In May 2018, the Department for Environment, Food & Rural Affairs (Defra) commissioned Julian Glover and an independent panel to consider how the management of our National Parks and Areas of Outstanding Natural Beauty (AONBs) might be improved. Their Landscapes Review made a series of recommendations, setting out a plan “for a brighter, greener future”. 

This week’s Written Statement from Government does not represent the Government’s full response to the Glover Review, which will be published as part of the forthcoming consultation on draft proposals later this year.  

New and extended AONBs have been announced, but we are disappointed that the carefully thought through and well supported plans by Friends of the Lake District and the Southern Boundary Partnership plans for an extension to the south of Lake District National Park have not been included.  We will continue to press for this extension, and understand that there will be opportunities for this to be considered. 

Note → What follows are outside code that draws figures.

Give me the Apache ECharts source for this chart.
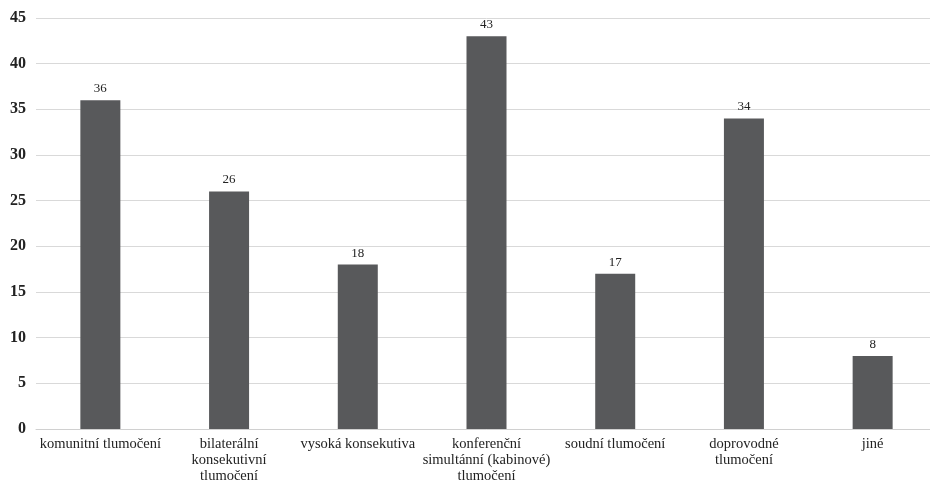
<!DOCTYPE html>
<html><head><meta charset="utf-8">
<script src="https://cdn.jsdelivr.net/npm/echarts@6/dist/echarts.min.js"></script>
<style>html,body{margin:0;padding:0;background:#fff;overflow:hidden;width:930px;height:485px}#c{width:937px;height:485px}</style>
</head><body><div id="c"></div>
<script>
const categories = ["komunitní tlumočení","bilaterální\nkonsekutivní\ntlumočení","vysoká konsekutiva","konferenční\nsimultánní (kabinové)\ntlumočení","soudní tlumočení","doprovodné\ntlumočení","jiné"];
const values = [36,26,18,43,17,34,8];
const chart = echarts.init(document.getElementById('c'));
const serif = '"Liberation Serif","DejaVu Serif",serif';
chart.setOption({
  animation:false,
  grid:{left:36,right:0,top:18,bottom:56},
  xAxis:{type:'category',data:categories,
    axisLine:{lineStyle:{color:'#d0d0d0'}},axisTick:{show:false},
    axisLabel:{interval:0,color:'#222',fontFamily:serif,fontSize:14.5,lineHeight:16,margin:7}},
  yAxis:{type:'value',min:0,max:45,interval:5,
    axisLine:{show:false},axisTick:{show:false},
    splitLine:{lineStyle:{color:'#d9d9d9'}},
    axisLabel:{color:'#222',fontFamily:serif,fontSize:16,fontWeight:'bold',margin:10}},
  series:[{type:'bar',data:values,barWidth:40,
    itemStyle:{color:'#58595b'},
    label:{show:true,position:'top',color:'#222',fontFamily:serif,fontSize:13,distance:5}}]
});
</script></body></html>
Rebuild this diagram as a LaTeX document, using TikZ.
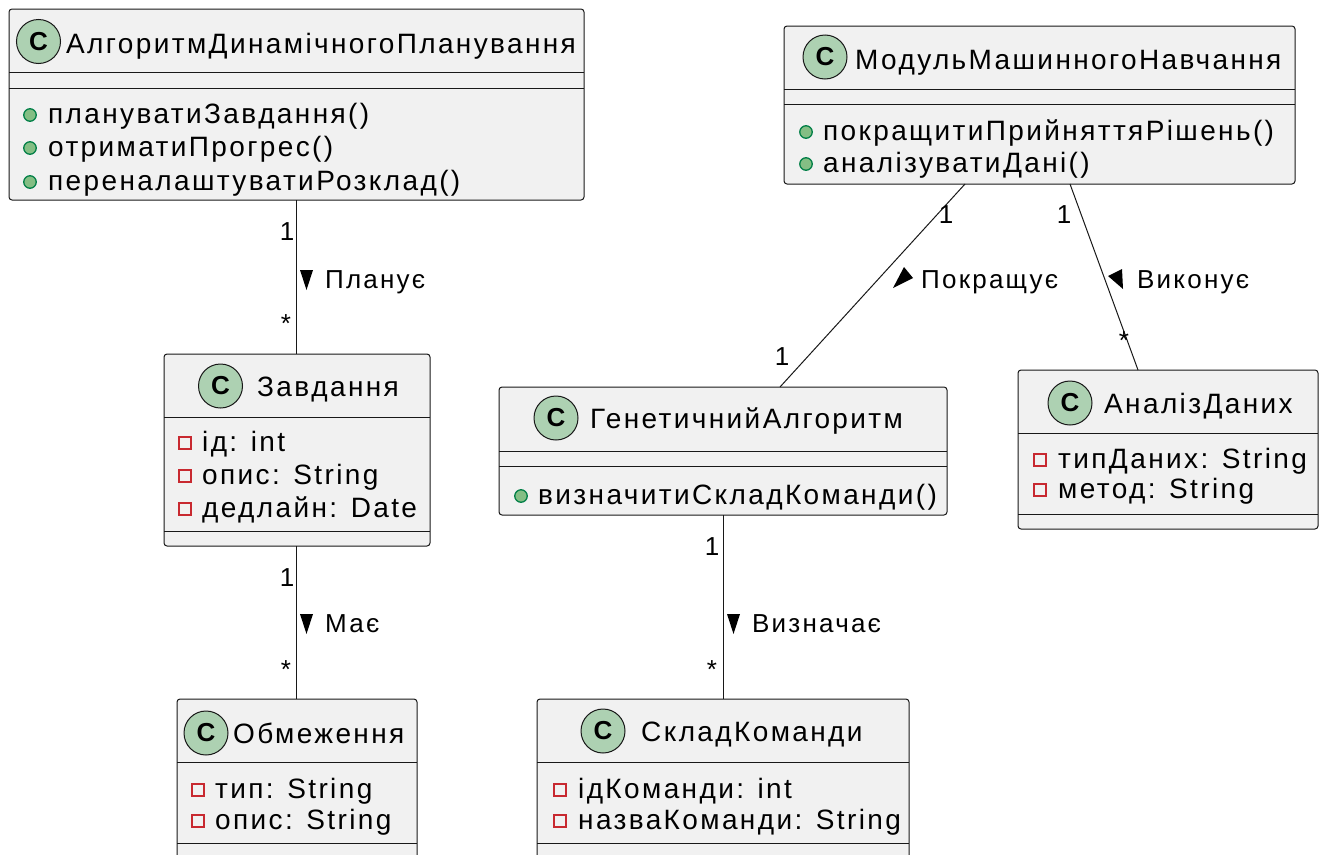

The statement from Government also includes proposals to provide specific funding for farming in protected landscapes for projects to improve nature and allow for more access. Government said it had developed the fund as a way to push forward a 'renewed drive to support nature recovery within England's protected landscapes'. 

During the Review one of our key asks was that a National Landscapes Service be created and this was one of Glover’s key recommendations. This is not included in the current statement, but we understand that more detail on this aspect will come later. 

Recent post-lockdown experiences have reinforced the urgent need to promote car free access to and around designated landscapes to ensure more visitors can enjoy these special places without placing increased pressure on the environment and local communities. 

Another of the Glover recommendations was a call for a new approach to coordinating public transport piloted in the Lake District, and new, more sustainable ways of accessing national landscapes. We made a major point of calling for studies to address the transport problem in our recent response to the Lake District National Park Partnership Management Plan.